Ultimately, what I would like to know is what your renders should be faithful to? To an sRGB image rendered without a S-Curve?
If that is the case, why are you using the RRT or even ACES? It is like trying to force a cube into a cylinder and you will always be fighting the system because you are using it in a way it is not designed for.
Let me quote TB-2014-004 for reference:
The Academy Color Encoding Specification (ACES) defines a digital color image encoding appropriate for both photographed and computer-generated images. […] In the flow of image data from scene capture to theatrical presentation, ACES data encode imagery in a form suitable for creative manipulation. […]
Based on the definition of the ACES virtual RGB primaries, and on the color matching functions of the CIE 1931 Standard Colorimetric Observer, ACES derives an ideal recording device against which actual recording devices’ behavior can be compared: the Reference Input Capture Device (RICD). As an ideal device, the RICD would be capable of distinguishing and recording all visible colors, and of capturing a luminance range exceeding that of any contemporary or anticipated physical camera. The RICD’s purpose is to provide a documented, unambiguous, fixed relationship between scene colors and encoded RGB values. When a real camera records a physical scene, or a virtual camera (i.e. a CGI rendering program) creates an image of a virtual scene, an Input Device Transform (IDT) converts the resulting image data into the ACES RGB relative exposure values the RICD would have recorded of that same subject matter.
From this introduction, we have gleaned that the system is designed to manipulate physical quantities, whether they are generated from the real world or via CG rendering. Quoting again:
ACES images are not directly viewable for final image evaluation, much as film negative or files containing images encoded as printing density are not directly viewable as final images. As an intermediate image representation, ACES images can be examined directly for identification of image orientation, cropping region or sequencing; or examination of the amount of shadow or highlight detail captured; or comparison with other directly viewed ACES images. Such direct viewing cannot be used for final color evaluation. Instead, a Reference Rendering Transform (RRT) and a selected Output Device Transform (ODT) are used to produce a viewable image when that image is presented on the selected output device.
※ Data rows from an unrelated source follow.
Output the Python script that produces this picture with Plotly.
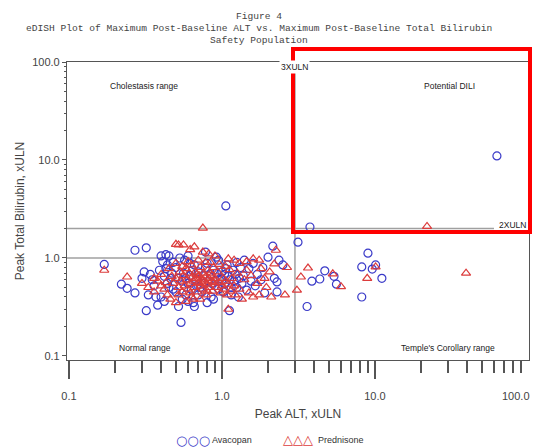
import math
import plotly.graph_objects as go

# ---- data ----
ava_alt = [62.7, 3.76, 1.06, 3.14, 9.0, 8.2, 9.6, 10.1, 11.1, 8.2, 4.7, 4.36, 3.87, 5.4, 5.6, 3.6,
           0.17, 0.27, 0.32, 0.22, 0.24, 0.27, 0.32, 0.54, 0.31, 0.30, 0.35, 0.33, 0.37, 0.40, 0.38, 0.42,
           0.44, 0.40, 0.43, 0.45, 0.41, 0.39, 0.43, 0.47, 0.48, 0.50, 0.52, 0.55, 0.57, 0.60, 0.62, 0.58,
           0.60, 0.63, 0.65, 0.66, 0.68, 0.70, 0.72, 0.74, 0.75, 0.78, 0.80, 0.82, 0.85, 0.88, 0.90, 0.92,
           0.95, 0.98, 1.00, 1.02, 1.05, 1.08, 1.10, 1.12, 1.15, 1.18, 1.20, 1.25, 1.28, 1.30, 1.35, 1.40,
           1.45, 1.50, 1.55, 1.60, 1.65, 1.70, 1.80, 1.85, 1.90, 2.00, 2.15, 2.20, 2.36, 2.29, 2.29, 2.50,
           0.52, 0.55, 0.56, 0.50, 0.48, 0.53, 0.46, 0.45, 0.62, 0.64, 0.66, 0.68, 0.70, 0.76, 0.78, 0.84,
           0.86, 0.92, 0.95, 1.00, 1.04, 1.06, 1.12, 1.22, 1.32, 1.38, 0.36, 0.34, 0.42, 0.44, 0.58, 0.60,
           0.80, 0.88, 1.15, 1.25]
ava_bili = [11.0, 2.07, 3.4, 1.45, 1.12, 0.81, 0.77, 0.85, 0.62, 0.40, 0.74, 0.61, 0.58, 0.65, 0.54, 0.32,
            0.86, 1.20, 1.27, 0.54, 0.49, 0.44, 0.29, 0.22, 0.72, 0.62, 0.60, 0.42, 0.40, 0.40, 0.33, 0.36,
            0.55, 1.05, 1.08, 1.05, 0.92, 0.75, 0.78, 0.70, 0.48, 0.45, 0.32, 0.38, 0.95, 1.05, 0.88, 0.62,
            0.55, 0.48, 0.35, 0.32, 0.60, 0.72, 0.50, 0.45, 0.66, 1.15, 0.88, 0.58, 0.40, 0.75, 0.52, 1.02,
            0.95, 0.62, 0.72, 0.45, 0.55, 0.85, 0.65, 0.29, 0.50, 0.75, 0.58, 0.90, 0.40, 0.62, 0.55, 0.95,
            0.47, 0.78, 0.58, 0.88, 0.52, 0.68, 0.60, 0.80, 0.44, 1.02, 1.32, 0.62, 0.95, 0.57, 0.45, 0.85,
            0.62, 0.58, 0.70, 0.80, 0.90, 1.00, 0.62, 0.50, 0.66, 0.75, 0.85, 0.52, 0.42, 0.55, 0.80, 0.68,
            0.55, 0.70, 0.48, 0.60, 0.68, 0.78, 0.60, 0.68, 0.80, 0.66, 0.52, 0.68, 0.65, 0.85, 0.42, 0.36,
            0.35, 0.38, 0.42, 0.50]

pred_alt = [0.17, 0.24, 0.52, 0.56, 0.50, 0.75, 0.66, 0.62, 0.75, 0.82, 0.90, 1.10, 1.20, 1.30, 1.45, 1.60,
            1.75, 2.20, 2.25, 2.66, 2.58, 3.65, 3.28, 3.09, 5.3, 6.0, 8.9, 10.1, 21.9, 39.4, 1.10,
            0.30, 0.33, 0.36, 0.38, 0.40, 0.42, 0.44, 0.46, 0.48, 0.50, 0.50, 0.52, 0.53, 0.54, 0.55, 0.56,
            0.57, 0.58, 0.59, 0.60, 0.61, 0.62, 0.63, 0.64, 0.65, 0.66, 0.67, 0.68, 0.69, 0.70, 0.71, 0.72,
            0.73, 0.74, 0.75, 0.76, 0.77, 0.78, 0.79, 0.80, 0.81, 0.82, 0.83, 0.84, 0.85, 0.86, 0.87, 0.88,
            0.90, 0.92, 0.94, 0.96, 0.98, 1.00, 1.02, 1.04, 1.06, 1.08, 1.10, 1.14, 1.16, 1.20, 1.22, 1.26,
            1.30, 1.35, 1.40, 1.45, 1.50, 1.55, 1.60, 1.70, 1.75, 1.80, 1.90, 1.95, 2.05, 2.10, 0.45, 0.47,
            0.50, 0.55, 0.60, 0.63, 0.70, 0.78, 0.88, 0.96, 1.05, 1.12, 0.58, 0.65, 0.72, 0.52, 0.62, 0.68,
            0.74, 0.80, 0.84, 0.90, 0.36, 0.40, 0.43]
pred_bili = [0.75, 0.64, 1.36, 1.36, 1.38, 2.02, 1.30, 1.22, 1.15, 1.10, 1.05, 0.98, 0.95, 0.88, 0.92, 0.98,
             0.95, 0.87, 1.20, 0.80, 0.42, 0.79, 0.64, 0.47, 0.69, 0.51, 0.62, 0.81, 2.10, 0.70, 0.30,
             0.55, 0.50, 0.45, 0.58, 0.68, 0.48, 0.42, 0.38, 0.55, 0.62, 0.35, 0.50, 0.72, 0.58, 0.45, 0.66,
             0.52, 0.78, 0.60, 0.48, 0.70, 0.55, 0.40, 0.64, 0.58, 0.50, 0.72, 0.62, 0.45, 0.56, 0.66, 0.80,
             0.52, 0.60, 0.48, 0.70, 0.58, 0.64, 0.42, 0.54, 0.75, 0.62, 0.50, 0.90, 0.58, 0.66, 0.46, 0.56,
             0.62, 0.50, 0.72, 0.56, 0.44, 0.52, 0.62, 0.48, 0.58, 0.42, 0.54, 0.46, 0.62, 0.52, 0.42, 0.70,
             0.48, 0.38, 0.60, 0.75, 0.44, 0.66, 0.40, 0.55, 0.42, 0.78, 0.62, 0.50, 0.72, 0.40, 0.78, 0.65,
             0.88, 0.82, 0.92, 0.85, 0.95, 0.90, 0.80, 0.86, 0.82, 0.76, 0.36, 0.38, 0.38, 0.42, 0.44, 0.68,
             0.55, 0.46, 0.70, 0.58, 0.62, 0.52, 0.56]

x_ticks = [0.1, 1, 10, 100]
x_ticktext = ["0.1", "1.0", "10.0", "100.0"]
y_ticks = [0.1, 1, 10, 100]
y_ticktext = ["0.1", "1.0", "10.0", "100.0"]
minor_vals = [m * d for d in (0.1, 1, 10) for m in range(2, 10)]

title_lines = ["Figure 4",
               "eDISH Plot of Maximum Post-Baseline ALT vs. Maximum Post-Baseline Total Bilirubin",
               "Safety Population"]

BLUE = "#3a3ac8"
RED = "#dc3c3c"
GRAY = "#a0a0a0"

# pixel geometry of plot area
L, R, T, B = 67, 529, 62, 360
W, H = 534, 448


def px(xp):
    return (xp - L) / (R - L)


def py(yp):
    return (B - yp) / (B - T)


fig = go.Figure()

# reference lines
line_style = dict(color=GRAY, width=1.5)
fig.add_trace(go.Scatter(x=[0.09, 1], y=[1, 1], mode="lines", line=line_style, hoverinfo="skip", showlegend=False))
fig.add_trace(go.Scatter(x=[1, 1], y=[0.08, 1], mode="lines", line=line_style, hoverinfo="skip", showlegend=False))
fig.add_trace(go.Scatter(x=[3, 3], y=[0.08, 80], mode="lines", line=line_style, hoverinfo="skip", showlegend=False))
fig.add_trace(go.Scatter(x=[0.09, 60], y=[2, 2], mode="lines", line=line_style, hoverinfo="skip", showlegend=False))

fig.add_trace(go.Scatter(x=ava_alt, y=ava_bili, mode="markers", name="Avacopan",
                         marker=dict(symbol="circle-open", size=8, color=BLUE, line=dict(width=1.2, color=BLUE))))
fig.add_trace(go.Scatter(x=pred_alt, y=pred_bili, mode="markers", name="Prednisone",
                         marker=dict(symbol="triangle-up-open", size=8, color=RED, line=dict(width=1.2, color=RED))))

fig.update_layout(
    width=W, height=H,
    margin=dict(l=L, r=W - R, t=T, b=H - B),
    paper_bgcolor="white", plot_bgcolor="white",
    showlegend=False,
    font=dict(family="Liberation Sans, Arial", color="#333333"),
)

fig.update_xaxes(type="log", range=[-1.013, 2.007], tickvals=x_ticks[:3], ticktext=x_ticktext[:3],
                 ticks="outside", ticklen=18, tickwidth=1.5, tickcolor="#555", automargin=False,
                 ticklabelstandoff=8,
                 minor=dict(ticks="outside", ticklen=12, tickwidth=1.5, tickcolor="#555", tickvals=minor_vals),
                 showgrid=False, zeroline=False, showline=True, linecolor="#555", linewidth=1.2, mirror=True,
                 tickfont=dict(size=11, color="#444"),
                 title=dict(text="Peak ALT, xULN", font=dict(size=12, color="#444"), standoff=8))
fig.update_yaxes(type="log", range=[-1.041, 2.0], tickvals=y_ticks, ticktext=y_ticktext,
                 ticks="outside", ticklen=4, tickwidth=1, tickcolor="#555", automargin=False,
                 minor=dict(ticks="outside", ticklen=2, tickwidth=1, tickcolor="#555", tickvals=minor_vals),
                 showgrid=False, zeroline=False, showline=True, linecolor="#555", linewidth=1.2, mirror=True,
                 tickfont=dict(size=11, color="#444"),
                 title=dict(text="Peak Total Bilirubin, xULN", font=dict(size=12, color="#444"), standoff=4))

ann = []
for txt, yy in zip(title_lines, [17, 28, 40]):
    ann.append(dict(text=txt, x=px(259), y=py(yy), xref="paper", yref="paper", showarrow=False,
                    xanchor="center", yanchor="middle",
                    font=dict(family="Liberation Mono, Courier New, monospace", size=9.6, color="#444")))

# last x tick label, shifted inward as in the reference
ann.append(dict(text=x_ticktext[3], x=px(532), y=py(396), xref="paper", yref="paper", showarrow=False,
                xanchor="right", yanchor="middle", font=dict(size=11, color="#444")))

small = dict(family="Liberation Sans, Arial", size=8.5, color="#222")
for txt, xx, yy in [("Cholestasis range", 108, 86), ("Potential DILI", 422, 86),
                    ("Normal range", 117, 348), ("Temple's Corollary range", 399, 348)]:
    ann.append(dict(text=txt, x=px(xx), y=py(yy), xref="paper", yref="paper", showarrow=False,
                    xanchor="left", yanchor="middle", font=small))
ann.append(dict(text="3XULN", x=math.log10(3), y=py(67), xref="x", yref="paper", showarrow=False,
                xanchor="center", yanchor="middle", font=small, bgcolor="white"))
ann.append(dict(text="2XULN", x=px(497), y=py(225), xref="paper", yref="paper", showarrow=False,
                xanchor="left", yanchor="middle", font=small))

# legend drawn as text symbols
ann.append(dict(text="○○○", x=px(193), y=py(440), xref="paper", yref="paper", showarrow=False,
                xanchor="center", yanchor="middle", font=dict(family="DejaVu Sans", size=13, color=BLUE)))
ann.append(dict(text="Avacopan", x=px(210), y=py(440), xref="paper", yref="paper", showarrow=False,
                xanchor="left", yanchor="middle", font=dict(size=9, color="#333")))
ann.append(dict(text="△△△", x=px(298), y=py(439), xref="paper", yref="paper", showarrow=False,
                xanchor="center", yanchor="middle", font=dict(family="DejaVu Sans", size=13, color=RED)))
ann.append(dict(text="Prednisone", x=px(316), y=py(440), xref="paper", yref="paper", showarrow=False,
                xanchor="left", yanchor="middle", font=dict(size=9, color="#333")))

fig.update_layout(annotations=ann)

# red highlight box
fig.add_shape(type="rect", xref="paper", yref="paper", x0=px(293), x1=px(530), y0=py(232), y1=py(49),
              line=dict(color="#ff0000", width=4), fillcolor="rgba(0,0,0,0)", layer="above")

fig.write_html("out.html", config={"displayModeBar": False},
               post_script="document.body.style.margin='0';")
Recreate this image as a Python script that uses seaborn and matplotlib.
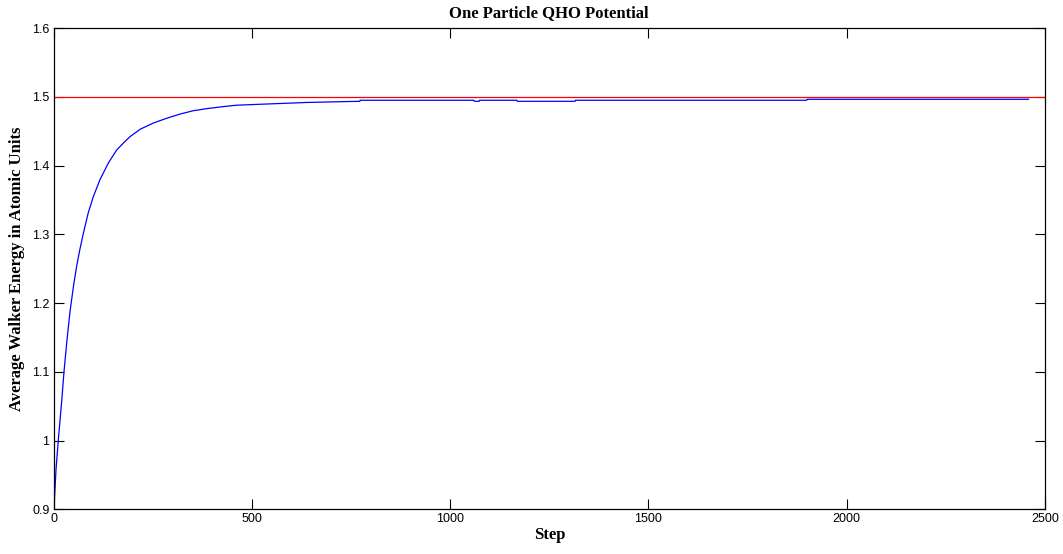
import matplotlib
matplotlib.use("Agg")
import matplotlib.pyplot as plt
import seaborn as sns
import pandas as pd

# Data
steps = [0, 1, 6, 12, 20, 26, 33, 41, 50, 58, 66, 75, 87, 100, 117, 138, 159, 176,
         192, 218, 251, 285, 318, 352, 386, 428, 461, 503, 638, 714, 772, 773,
         1060, 1061, 1073, 1074, 1168, 1169, 1315, 1316, 1899, 1900, 2459]
energy = [0.900, 0.904, 0.959, 1.003, 1.056, 1.100, 1.143, 1.187, 1.225, 1.254,
          1.278, 1.302, 1.331, 1.355, 1.380, 1.404, 1.423, 1.433,
          1.442, 1.453, 1.462, 1.469, 1.475, 1.480, 1.483, 1.486, 1.488, 1.489,
          1.492, 1.493, 1.4937, 1.4952,
          1.4952, 1.4937, 1.4937, 1.4952, 1.4952, 1.4937, 1.4937, 1.4952,
          1.4952, 1.4966, 1.4966]
exact_energy = 1.5
x_ticks = [0, 500, 1000, 1500, 2000, 2500]
y_ticks = [0.9, 1.0, 1.1, 1.2, 1.3, 1.4, 1.5, 1.6]
y_ticklabels = ["0.9", "1", "1.1", "1.2", "1.3", "1.4", "1.5", "1.6"]

df = pd.DataFrame({"Step": steps, "Energy": energy})

sns.set_style("ticks")
plt.rcParams["font.family"] = ["Liberation Sans", "DejaVu Sans"]
plt.rcParams["text.color"] = "black"
plt.rcParams["axes.labelcolor"] = "black"

fig = plt.figure(figsize=(10.63, 5.54), dpi=100)
ax = fig.add_axes([0.0505, 0.0807, 0.9325, 0.8683])

ax.axhline(exact_energy, color="#ff0000", lw=0.9, zorder=1)
sns.lineplot(data=df, x="Step", y="Energy", ax=ax, color="#0000ff", lw=0.9,
             estimator=None, sort=False, zorder=2)

ax.set_xlim(0, 2500)
ax.set_ylim(0.9, 1.6)
ax.set_xticks(x_ticks)
ax.set_xticklabels([str(t) for t in x_ticks])
ax.set_yticks(y_ticks)
ax.set_yticklabels(y_ticklabels)
ax.tick_params(direction="in", length=7, width=0.8, top=True, right=True,
               labelsize=9, colors="black", labelcolor="black", pad=3)

for s in ax.spines.values():
    s.set_color("black")
    s.set_linewidth(0.9)

serif = ["Liberation Serif", "DejaVu Serif"]
ax.set_xlabel("Step", fontsize=12, fontweight="bold", family=serif, labelpad=1,
              color="black")
ax.set_ylabel("Average Walker Energy in Atomic Units", fontsize=12,
              fontweight="bold", family=serif, labelpad=5, color="black")
ax.set_title("One Particle QHO Potential", fontsize=12, fontweight="bold",
             family=serif, pad=8, color="black")

fig.savefig("out.png", dpi=100)
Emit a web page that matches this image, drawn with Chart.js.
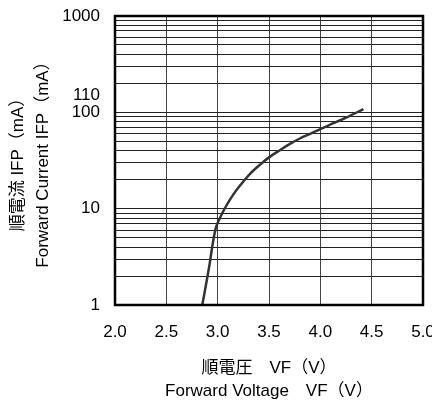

Then we learn that a View Transform, i.e. the RRT is required to view ACES imagery. Quoting again:
Practical conversion of photographic or synthetic exposures to ACES RGB relative exposure values requires procedures for characterizing the color response of a real or virtual image capture system.
i.e processing as-per-the-book! Which the Emily dataset you linked should be close to. Quoting again:
Encoding in ACES does not obsolete creative judgment; rather, it facilitates it.
In your case and from what you have been describing the past weeks, I don’t think it really does, you are really twisting the arm of the system.
That being said, the various workflows you are talking about are contextually fine. My worry, and because you mentioned you are teaching to students in other threads, is that they become standard practice. It would be counter-productive for your students.
The paragraphs quoted above are the most important aspects to understand what the system was designed to accomplish. This is what everybody should have in mind when using ACES, subsequently, if required to deviate for practical reason, then feel free to do it but always keep in mind the purpose of the system.
To reinstate it, the question to ask yourself is whether ACES is the good tool for your cartoon renders.